Relational database learning program. It could support creation of tables(with information how to do it), explain what are primary keys, foreign keys and other relational database features. Tables could be joined by dragging and dropping one table on top of another (some sort of GUI). Program could generate SQL code, with comments, based on tables created by user. Such program could provide basic information about realtional databases in simple and clear form.

Oko
+1  A: 

Without doing any sort of ads here, I would gladly invite your student team to participate for a few weeks to the development of the Star Wars Combine web-based MMOG.

It is a free non-commercial role-playing simulation online game developed by amateurs during their spare time. We are quite used to accept "anyone" into the team, we have decent training procedures to get people hooked into the project.

  • Programming code is PHP5
  • CSS, XHTML, JS, XAJAX are used too.
  • DB is MySQL
  • Server is Gentoo + Apache

Students could get a nice experience of many levels of development: design, DB, doc, backend coding, GUI, debugging, feedback from users, Web Services, support ...

We are used to work with universities as you can see with our Academic page.

Veynom
+1  A: 

A major problem is the subjective perception of simple.

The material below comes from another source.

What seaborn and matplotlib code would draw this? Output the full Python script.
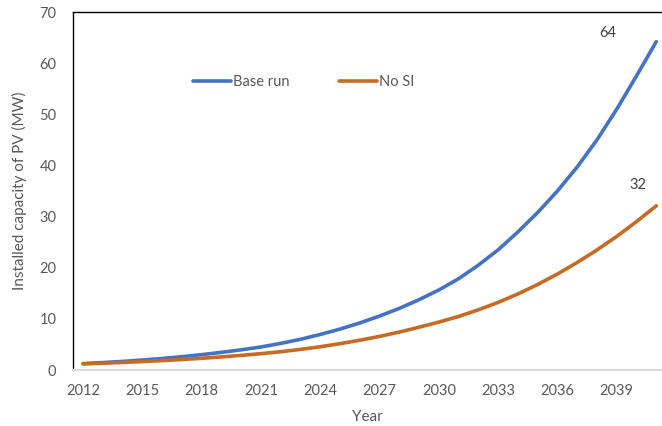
import numpy as np
import pandas as pd
import matplotlib
matplotlib.use("Agg")
import matplotlib.pyplot as plt
import seaborn as sns

years = list(range(2012, 2042))
base_run = [1.25, 1.45, 1.68, 1.95, 2.25, 2.6, 3.0, 3.45, 3.95, 4.5,
            5.2, 6.0, 6.95, 8.0, 9.2, 10.55, 12.05, 13.75, 15.65, 17.85,
            20.5, 23.5, 27.0, 30.8, 35.0, 39.7, 45.0, 51.0, 57.5, 64.2]
no_si = [1.2, 1.33, 1.48, 1.65, 1.84, 2.05, 2.29, 2.56, 2.86, 3.2,
         3.58, 4.03, 4.55, 5.15, 5.82, 6.57, 7.42, 8.37, 9.37, 10.47,
         11.77, 13.22, 14.87, 16.72, 18.77, 21.02, 23.47, 26.12, 29.02, 32.1]
series_names = ["Base run", "No SI"]
end_labels = ["64", "32"]
x_ticks = list(range(2012, 2040, 3))

df = pd.DataFrame({
    "Year": years * 2,
    "Capacity": base_run + no_si,
    "Scenario": [series_names[0]] * len(years) + [series_names[1]] * len(years),
})

sns.set_style("white")
plt.rcParams["font.family"] = ["Lato", "DejaVu Sans"]

text_color = "#595959"
palette = {"Base run": "#4472C4", "No SI": "#C66A24"}

fig = plt.figure(figsize=(6.62, 4.26), dpi=100)
ax = fig.add_axes([73 / 662, 56 / 426, 589 / 662, 358 / 426])

sns.lineplot(data=df, x="Year", y="Capacity", hue="Scenario", palette=palette,
             linewidth=2.6, ax=ax, solid_capstyle="round", solid_joinstyle="round")

ax.set_xlim(2011.49, 2041.29)
ax.set_ylim(0, 70)
ax.set_xticks(x_ticks)
ax.set_xticklabels([str(t) for t in x_ticks])
ax.set_yticks(range(0, 71, 10))
ax.tick_params(axis="x", length=0, labelsize=10.5, colors=text_color, pad=10)
ax.tick_params(axis="y", length=0, labelsize=10.5, colors=text_color, pad=12)

ax.set_xlabel("Year", fontsize=11, color=text_color, labelpad=9)
ax.set_ylabel("Installed capacity of PV (MW)", fontsize=11, color=text_color, labelpad=9)

for side in ["left", "top"]:
    ax.spines[side].set_color("black")
    ax.spines[side].set_linewidth(1.0)
ax.spines["bottom"].set_color("#D9D9D9")
ax.spines["bottom"].set_linewidth(1.5)
ax.spines["right"].set_visible(False)

# value labels at the end of each series
offsets = [(-49, 9), (-18, 21)]
for vals, lab, off in zip([base_run, no_si], end_labels, offsets):
    ax.annotate(lab, xy=(years[-1], vals[-1]), xytext=off, textcoords="offset pixels",
                ha="center", va="center", fontsize=10.5, color="#404040")

leg = ax.legend(loc="center", bbox_to_anchor=(0.392, 0.804), ncol=2, frameon=False,
                fontsize=10.5, handlelength=2.6, handletextpad=0.15, columnspacing=3.4)
for t in leg.get_texts():
    t.set_color(text_color)
for h in leg.get_lines():
    h.set_linewidth(2.6)

fig.savefig("out.png", dpi=100)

I am going to be bold and say: a compiler or an interpreter for a nontrivial language (think a subset of SML or Java). Yes, specifying a language and implementing the compiler is not easy, but you need to look out where the difficulty is: The difficulty is designing the language and designing the basic structure of the compiler - the abstract datastructures involved, the transformation stages and such. However, once this is done, a compiler breaks down into a lot of little, well-defined transformations that are more or less simple to implement.

As you preimplement a certain subset of code or ideas, you could provide the annoying parts, the lexer, parser and grammar, an example datastructure, an example transformation (or major hints for a visitor pattern, heh).